The task:
Extract the lines that hold the string "matplotlib".

Records:
▶

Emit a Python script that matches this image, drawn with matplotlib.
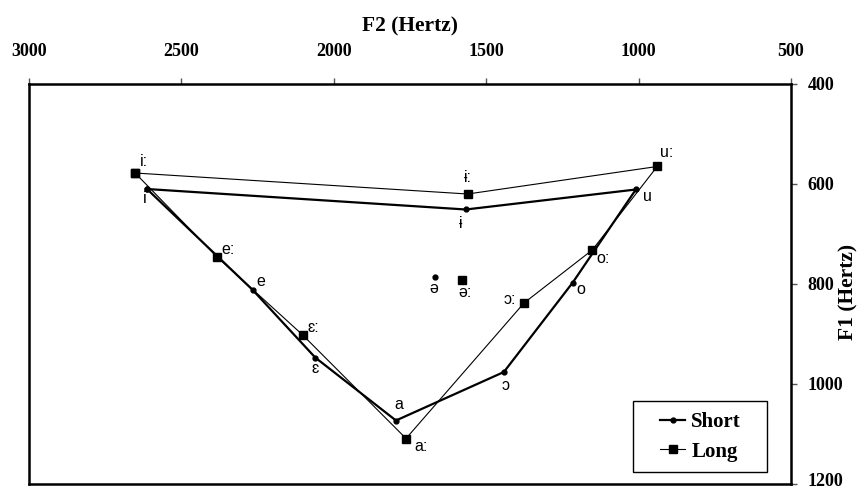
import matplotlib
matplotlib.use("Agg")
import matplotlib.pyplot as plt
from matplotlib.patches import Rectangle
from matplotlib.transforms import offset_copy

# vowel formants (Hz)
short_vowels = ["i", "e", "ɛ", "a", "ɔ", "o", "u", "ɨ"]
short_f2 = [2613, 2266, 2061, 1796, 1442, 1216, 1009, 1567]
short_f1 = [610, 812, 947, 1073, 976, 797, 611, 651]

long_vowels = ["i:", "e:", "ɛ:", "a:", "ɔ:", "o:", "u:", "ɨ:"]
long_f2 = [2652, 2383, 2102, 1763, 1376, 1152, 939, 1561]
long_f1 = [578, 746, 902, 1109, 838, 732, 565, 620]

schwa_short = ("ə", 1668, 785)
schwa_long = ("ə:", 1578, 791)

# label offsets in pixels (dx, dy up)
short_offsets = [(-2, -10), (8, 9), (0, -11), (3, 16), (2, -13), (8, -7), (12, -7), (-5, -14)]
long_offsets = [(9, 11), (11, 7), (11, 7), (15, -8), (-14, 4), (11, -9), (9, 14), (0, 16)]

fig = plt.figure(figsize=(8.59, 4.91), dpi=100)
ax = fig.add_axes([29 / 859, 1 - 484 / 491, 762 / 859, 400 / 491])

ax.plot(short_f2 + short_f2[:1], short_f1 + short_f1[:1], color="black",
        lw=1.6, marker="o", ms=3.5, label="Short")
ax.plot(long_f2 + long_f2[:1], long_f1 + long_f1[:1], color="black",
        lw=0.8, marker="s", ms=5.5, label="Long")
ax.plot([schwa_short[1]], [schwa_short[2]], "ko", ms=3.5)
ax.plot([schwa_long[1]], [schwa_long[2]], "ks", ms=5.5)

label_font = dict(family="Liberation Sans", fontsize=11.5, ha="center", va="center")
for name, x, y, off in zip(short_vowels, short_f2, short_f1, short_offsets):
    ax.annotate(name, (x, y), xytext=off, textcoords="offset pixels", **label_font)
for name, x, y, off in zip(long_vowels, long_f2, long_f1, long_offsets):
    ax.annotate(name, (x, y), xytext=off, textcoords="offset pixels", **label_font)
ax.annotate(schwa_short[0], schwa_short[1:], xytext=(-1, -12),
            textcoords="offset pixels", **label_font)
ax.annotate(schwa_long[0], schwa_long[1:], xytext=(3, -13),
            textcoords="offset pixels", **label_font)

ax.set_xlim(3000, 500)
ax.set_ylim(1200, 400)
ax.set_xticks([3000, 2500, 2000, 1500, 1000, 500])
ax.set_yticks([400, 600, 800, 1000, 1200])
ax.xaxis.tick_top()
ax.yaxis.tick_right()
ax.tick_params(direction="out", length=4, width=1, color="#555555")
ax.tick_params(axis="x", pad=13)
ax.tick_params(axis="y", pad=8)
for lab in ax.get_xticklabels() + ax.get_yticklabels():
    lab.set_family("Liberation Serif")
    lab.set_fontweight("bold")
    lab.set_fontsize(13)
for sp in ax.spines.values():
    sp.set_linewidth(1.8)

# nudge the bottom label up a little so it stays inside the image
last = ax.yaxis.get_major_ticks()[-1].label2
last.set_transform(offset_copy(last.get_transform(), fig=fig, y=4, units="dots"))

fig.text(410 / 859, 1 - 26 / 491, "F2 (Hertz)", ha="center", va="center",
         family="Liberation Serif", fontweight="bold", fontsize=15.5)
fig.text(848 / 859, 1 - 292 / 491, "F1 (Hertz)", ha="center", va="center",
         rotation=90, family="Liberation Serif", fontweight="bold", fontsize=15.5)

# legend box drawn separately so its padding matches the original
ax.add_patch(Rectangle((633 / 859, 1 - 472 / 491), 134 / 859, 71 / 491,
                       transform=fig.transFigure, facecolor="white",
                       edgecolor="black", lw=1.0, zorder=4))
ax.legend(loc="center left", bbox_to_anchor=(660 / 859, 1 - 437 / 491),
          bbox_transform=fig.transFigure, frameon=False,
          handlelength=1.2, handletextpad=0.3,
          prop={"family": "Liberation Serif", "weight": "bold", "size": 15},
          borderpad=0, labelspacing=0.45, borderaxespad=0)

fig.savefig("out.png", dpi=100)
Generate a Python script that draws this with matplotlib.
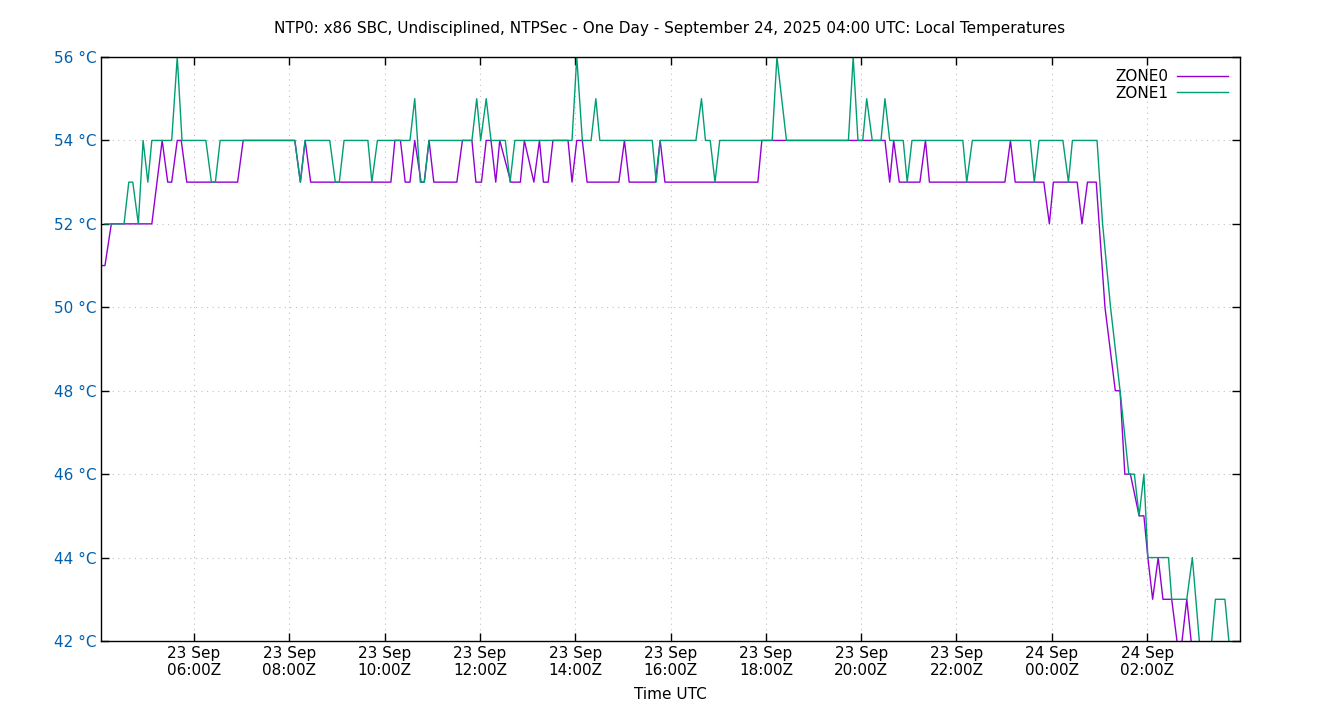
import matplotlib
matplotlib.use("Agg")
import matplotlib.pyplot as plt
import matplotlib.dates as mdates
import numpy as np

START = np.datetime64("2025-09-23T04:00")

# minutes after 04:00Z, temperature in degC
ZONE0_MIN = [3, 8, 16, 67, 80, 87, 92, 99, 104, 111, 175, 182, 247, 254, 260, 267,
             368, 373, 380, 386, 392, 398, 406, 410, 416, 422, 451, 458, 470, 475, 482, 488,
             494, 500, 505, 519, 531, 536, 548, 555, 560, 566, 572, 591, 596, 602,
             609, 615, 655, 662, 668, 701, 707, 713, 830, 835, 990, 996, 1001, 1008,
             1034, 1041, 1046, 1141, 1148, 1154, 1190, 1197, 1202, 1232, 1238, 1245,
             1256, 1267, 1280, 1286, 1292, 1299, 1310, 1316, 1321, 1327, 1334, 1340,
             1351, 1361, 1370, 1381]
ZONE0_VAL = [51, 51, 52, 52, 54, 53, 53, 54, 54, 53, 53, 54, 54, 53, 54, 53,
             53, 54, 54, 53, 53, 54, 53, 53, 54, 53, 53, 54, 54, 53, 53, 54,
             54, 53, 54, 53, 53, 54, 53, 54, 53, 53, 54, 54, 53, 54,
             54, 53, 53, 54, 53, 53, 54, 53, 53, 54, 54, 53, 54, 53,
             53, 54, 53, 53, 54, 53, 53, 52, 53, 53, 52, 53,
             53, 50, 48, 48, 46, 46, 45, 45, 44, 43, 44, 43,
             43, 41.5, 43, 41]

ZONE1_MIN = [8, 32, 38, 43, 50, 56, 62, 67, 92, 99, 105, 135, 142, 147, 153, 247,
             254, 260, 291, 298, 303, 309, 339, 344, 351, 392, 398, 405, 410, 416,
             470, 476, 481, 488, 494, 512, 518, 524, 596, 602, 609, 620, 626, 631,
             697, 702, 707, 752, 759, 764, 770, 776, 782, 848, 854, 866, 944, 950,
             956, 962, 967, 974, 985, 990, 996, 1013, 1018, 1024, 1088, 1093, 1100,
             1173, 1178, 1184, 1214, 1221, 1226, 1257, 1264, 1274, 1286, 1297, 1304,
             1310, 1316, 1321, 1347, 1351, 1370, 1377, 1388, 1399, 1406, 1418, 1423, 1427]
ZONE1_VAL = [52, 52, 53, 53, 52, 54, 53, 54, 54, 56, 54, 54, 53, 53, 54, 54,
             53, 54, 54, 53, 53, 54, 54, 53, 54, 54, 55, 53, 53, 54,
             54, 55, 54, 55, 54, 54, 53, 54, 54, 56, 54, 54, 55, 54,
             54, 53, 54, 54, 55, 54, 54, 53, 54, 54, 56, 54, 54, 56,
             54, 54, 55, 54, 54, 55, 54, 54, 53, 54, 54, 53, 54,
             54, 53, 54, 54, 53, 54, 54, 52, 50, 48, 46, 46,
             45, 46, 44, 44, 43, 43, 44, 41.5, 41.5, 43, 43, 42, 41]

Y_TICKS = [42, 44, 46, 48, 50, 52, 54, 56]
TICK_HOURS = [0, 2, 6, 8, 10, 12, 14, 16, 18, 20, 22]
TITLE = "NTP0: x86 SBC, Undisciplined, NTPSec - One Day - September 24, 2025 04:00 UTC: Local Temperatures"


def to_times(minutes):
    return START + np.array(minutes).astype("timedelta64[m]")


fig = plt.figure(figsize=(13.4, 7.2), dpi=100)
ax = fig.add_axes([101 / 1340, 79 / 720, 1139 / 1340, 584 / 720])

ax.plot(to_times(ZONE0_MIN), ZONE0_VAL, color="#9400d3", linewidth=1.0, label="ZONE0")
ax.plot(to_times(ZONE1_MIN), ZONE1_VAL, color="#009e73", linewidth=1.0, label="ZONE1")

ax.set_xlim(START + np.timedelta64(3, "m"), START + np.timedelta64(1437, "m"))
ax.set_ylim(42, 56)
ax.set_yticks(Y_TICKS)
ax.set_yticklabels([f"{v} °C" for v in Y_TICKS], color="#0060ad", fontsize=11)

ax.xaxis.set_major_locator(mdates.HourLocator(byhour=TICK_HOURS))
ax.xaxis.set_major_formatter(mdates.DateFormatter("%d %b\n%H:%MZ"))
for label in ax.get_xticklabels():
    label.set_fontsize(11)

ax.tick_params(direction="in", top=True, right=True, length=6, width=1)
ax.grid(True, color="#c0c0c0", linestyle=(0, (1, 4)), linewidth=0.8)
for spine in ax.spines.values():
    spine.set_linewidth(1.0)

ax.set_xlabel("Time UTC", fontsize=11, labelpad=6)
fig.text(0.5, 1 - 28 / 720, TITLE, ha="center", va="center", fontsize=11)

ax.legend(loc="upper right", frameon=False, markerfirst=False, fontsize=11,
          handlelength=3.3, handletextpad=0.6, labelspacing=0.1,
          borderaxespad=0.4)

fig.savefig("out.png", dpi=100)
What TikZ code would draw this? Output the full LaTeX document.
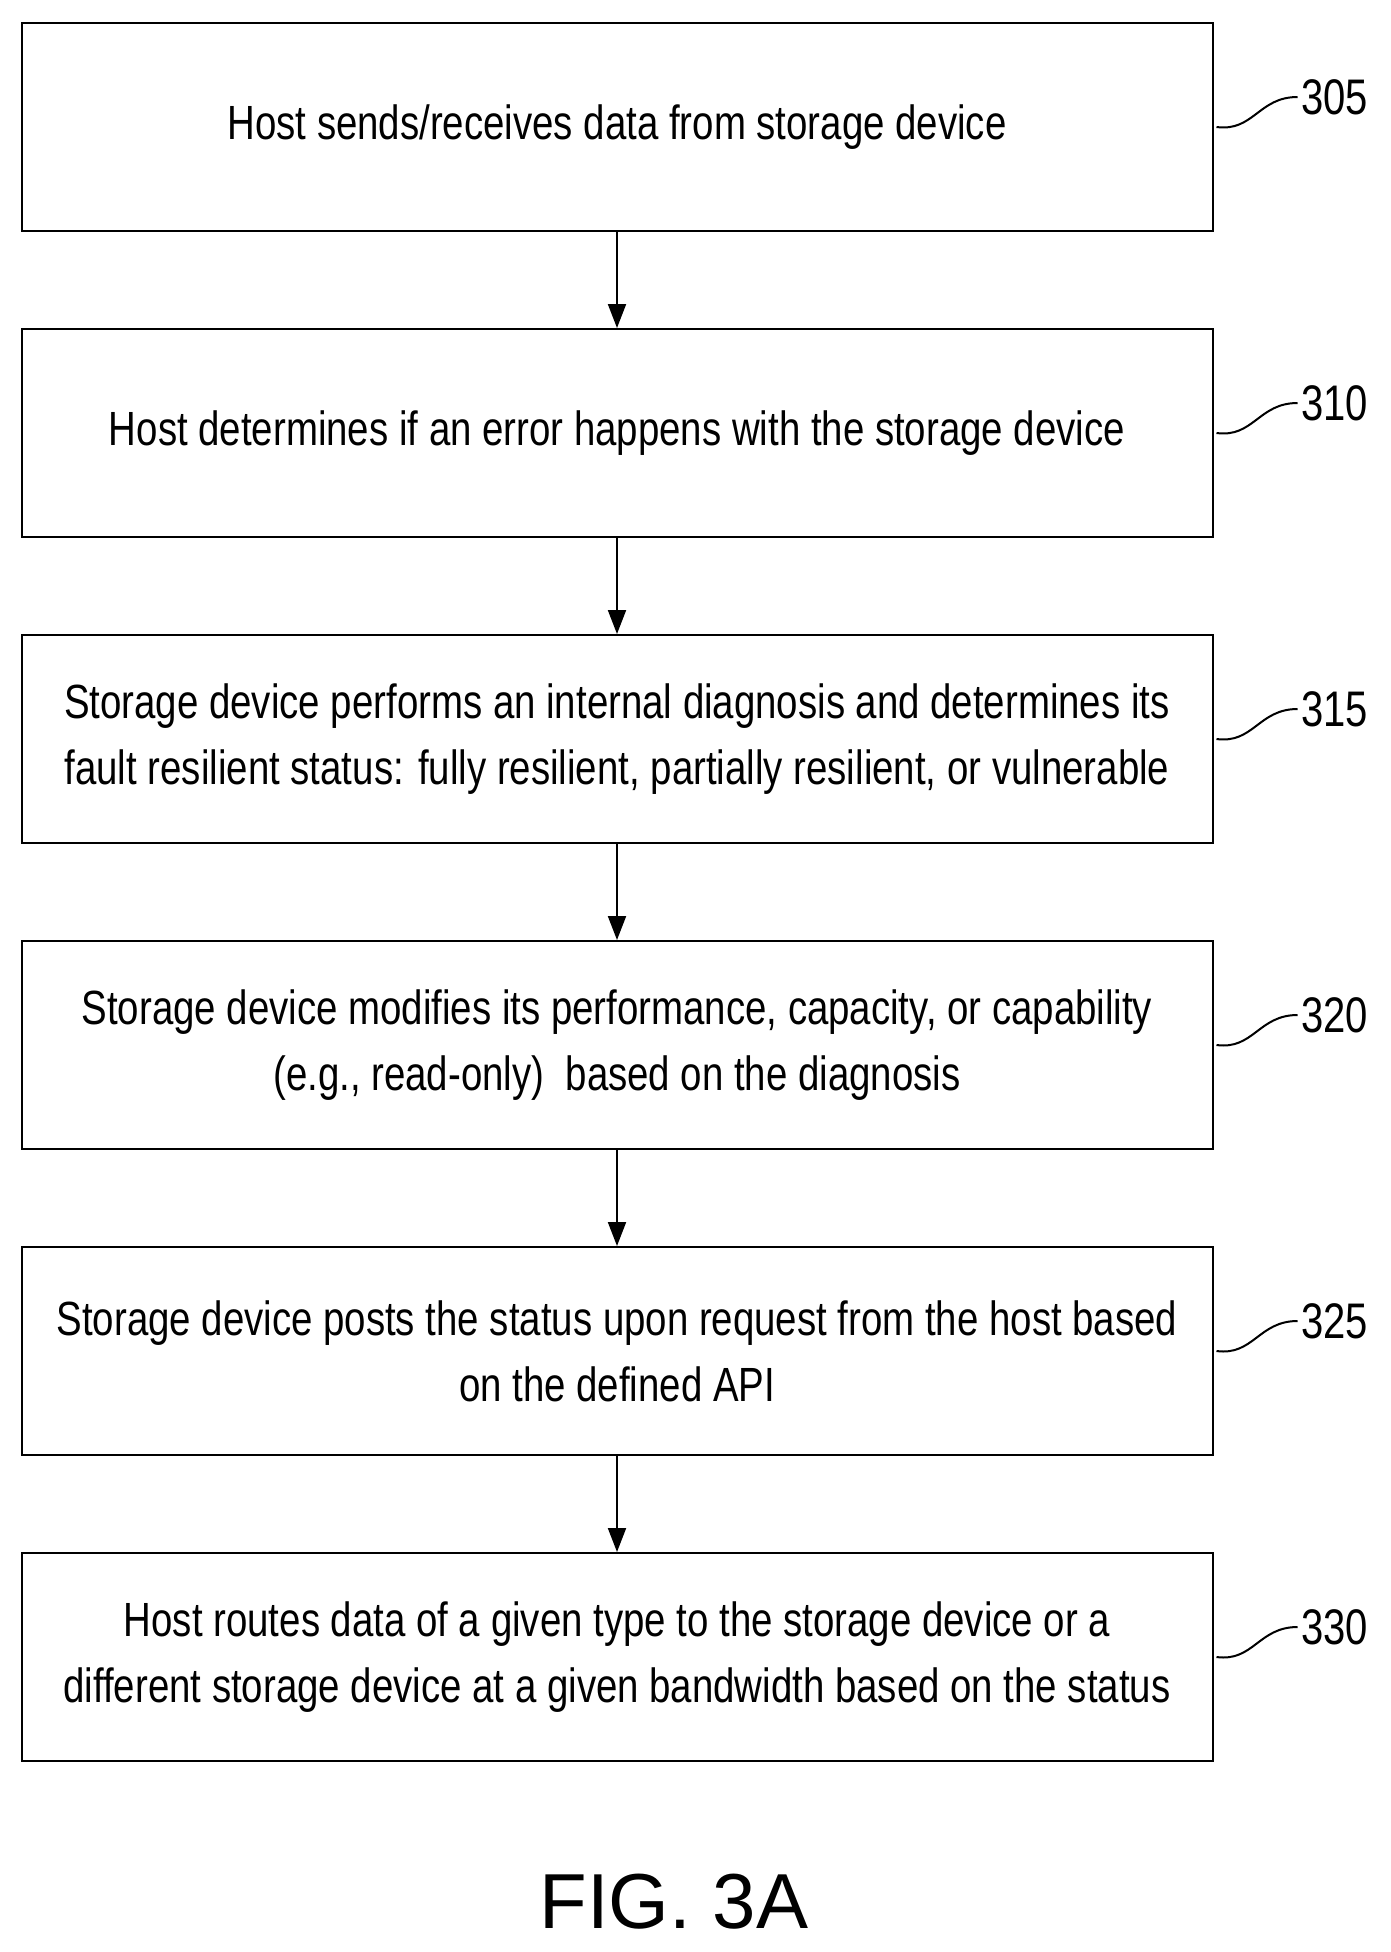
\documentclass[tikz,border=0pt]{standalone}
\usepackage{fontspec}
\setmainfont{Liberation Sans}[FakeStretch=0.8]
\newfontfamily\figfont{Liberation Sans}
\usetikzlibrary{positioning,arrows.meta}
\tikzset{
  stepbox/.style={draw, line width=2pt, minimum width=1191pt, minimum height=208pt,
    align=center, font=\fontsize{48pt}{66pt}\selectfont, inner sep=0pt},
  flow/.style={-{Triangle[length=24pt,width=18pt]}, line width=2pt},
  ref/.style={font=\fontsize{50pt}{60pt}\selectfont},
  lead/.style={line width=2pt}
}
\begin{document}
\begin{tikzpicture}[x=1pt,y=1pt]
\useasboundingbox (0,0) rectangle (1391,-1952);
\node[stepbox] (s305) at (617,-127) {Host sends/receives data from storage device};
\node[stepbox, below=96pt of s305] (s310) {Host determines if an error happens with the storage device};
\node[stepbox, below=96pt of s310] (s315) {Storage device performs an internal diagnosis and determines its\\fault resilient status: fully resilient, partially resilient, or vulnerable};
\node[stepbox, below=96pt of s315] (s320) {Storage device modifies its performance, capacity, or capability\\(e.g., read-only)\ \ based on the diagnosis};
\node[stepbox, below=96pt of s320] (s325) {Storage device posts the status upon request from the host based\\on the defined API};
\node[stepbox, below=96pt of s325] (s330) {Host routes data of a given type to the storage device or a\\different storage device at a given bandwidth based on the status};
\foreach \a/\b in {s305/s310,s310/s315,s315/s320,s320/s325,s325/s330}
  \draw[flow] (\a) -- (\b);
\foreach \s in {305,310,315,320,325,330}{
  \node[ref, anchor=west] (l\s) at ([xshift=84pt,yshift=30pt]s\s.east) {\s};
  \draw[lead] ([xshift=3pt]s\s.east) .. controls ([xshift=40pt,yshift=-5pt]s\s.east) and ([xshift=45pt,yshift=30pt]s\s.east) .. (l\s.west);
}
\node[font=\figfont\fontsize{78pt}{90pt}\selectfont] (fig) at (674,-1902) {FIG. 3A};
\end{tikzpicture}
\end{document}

◀

Full solution:
Emit a Python script that matches this image, drawn with matplotlib.
import matplotlib
matplotlib.use("Agg")
import matplotlib.pyplot as plt
from matplotlib.patches import Rectangle
from matplotlib.transforms import offset_copy
Generate a Python script that draws this with matplotlib.
import matplotlib
matplotlib.use("Agg")
import matplotlib.pyplot as plt
import matplotlib.dates as mdates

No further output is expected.